June 4, 2010
What's going on with the markets?
As the market goes up and down, so does people’s retirement plans and 401k’s – with all of the so-called “experts” out there, not too many of them are getting good results (or as they call it, “finding alpha”) in this economic environment. And there are a plethora of problems out there causing a fear factor and massive sell offs of equities and a rush to buy up treasuries, bonds, CDs, and other “safe” investments. How do you protect your assets from the Euro debt crisis? What about the on-going deficits and future tax burden of the US? What’s the best strategy to invest your money? There are some people making a ton of money out there…with this much volatility in the markets – hedge funds, day traders, and a few others should be having somewhat of a field day.

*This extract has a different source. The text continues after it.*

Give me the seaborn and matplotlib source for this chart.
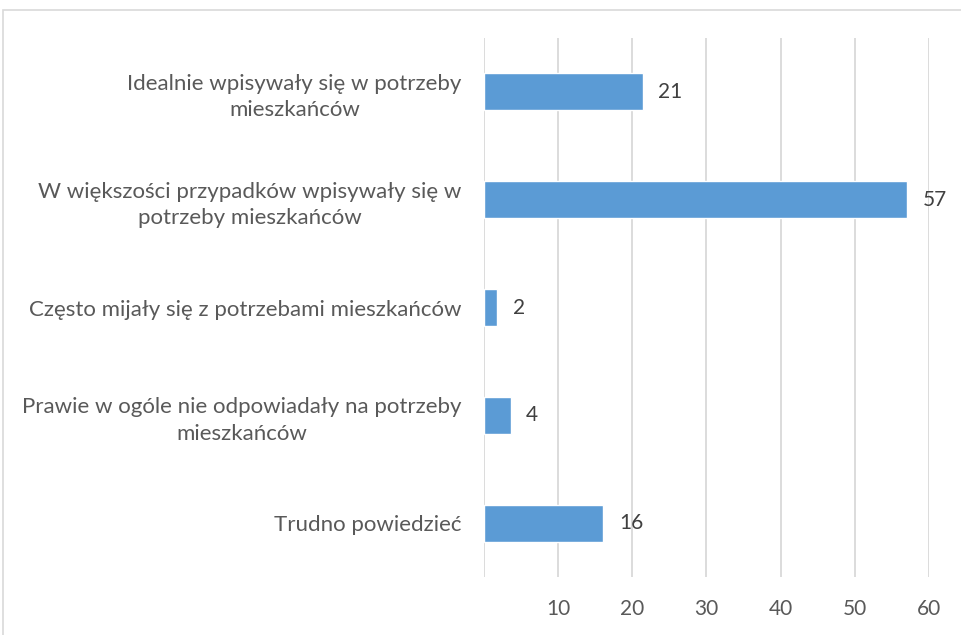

There are several alternatives to suggest – but my best suggestion would be to invest in companies that are paying dividends and then select another stock or investment vehicle to act as a hedge. First let’s talk about the dividends…Yes I know this sounds old school – but anytime you can receive an extra buck it’s a good thing, right? …Especially when that extra buck doesn’t require you to “clock in” to earn it. There are several companies that have been paying dividends consistently that I like for my portfolio: BP, PWE, MO, and DTE to name a few. (Of course, depending on your tax bracket, the Obama administration is going to potentially tax this unearned revenue to help fund his new healthcare overhaul.)
Nevertheless, you can still have your money work hard for you by paying you dividends while you keep your day job for now. The Federal Reserve is keeping interest rates artificially low in order to restore the economy – which means that the money in your savings account is not earning much interest at all (go ahead and check…you’ll see that I’m right). Why is this? Well – it’s because the government doesn’t want you to save right now…Uncle Sam wants you to spend! When Americans spend – the economy rebounds because consumer spending is more than 60% of our GDP.
Therefore, if no one spends, then companies won’t make any money and inventory builds up, bank lending freezes over, and unemployment remains high. So the Federal Reserve reacts by dropping interest rates, which means banks will pay us next to nothing to keep our money in savings… so consumers react by taking their money out of savings and most likely will invest their money in equities, or company stock. Companies begin to see an increase in their bottom line due to the inflow of cash from consumers’ investment – which means it will hire more people to expand operations, or maybe acquire another company.
When more people have jobs – then we can assume the more people will spend – and the economy will rebound. (This is only but one watered-down economic theory out of several different schools of thought.)
Anyway, what is hedging? And why would you hedge against your investments? Whenever the market exudes such volatility and has extreme “DOWN” and “UP” swings, then you are going to want to protect your assets and practice “alternative” strategies. A Hedge Fund is not an asset class – but merely a fund that uses different strategies that are applied to make sure an individual is able to profit in “DOWN” and “UP” markets!
To be brief and simple – whenever you buy a stock, you are going “long”, or expecting the market to go UP…on the contrary, if you’re expecting the market to go down then you would buy a “Put Option”. A Put Option increases in value as the market goes down…plain and simple. This is one a simple form of a hedge…it gets more complicated – but that is outside of my scope today.
So, back to my previous stocks DTE, BP, PWE, and MO – if you owned these stocks and wanted a simple hedge – then buy Put Options for these stocks or any other stock that you may own for that matter. A good hedging strategy is the best way to make a profit in these volatile markets.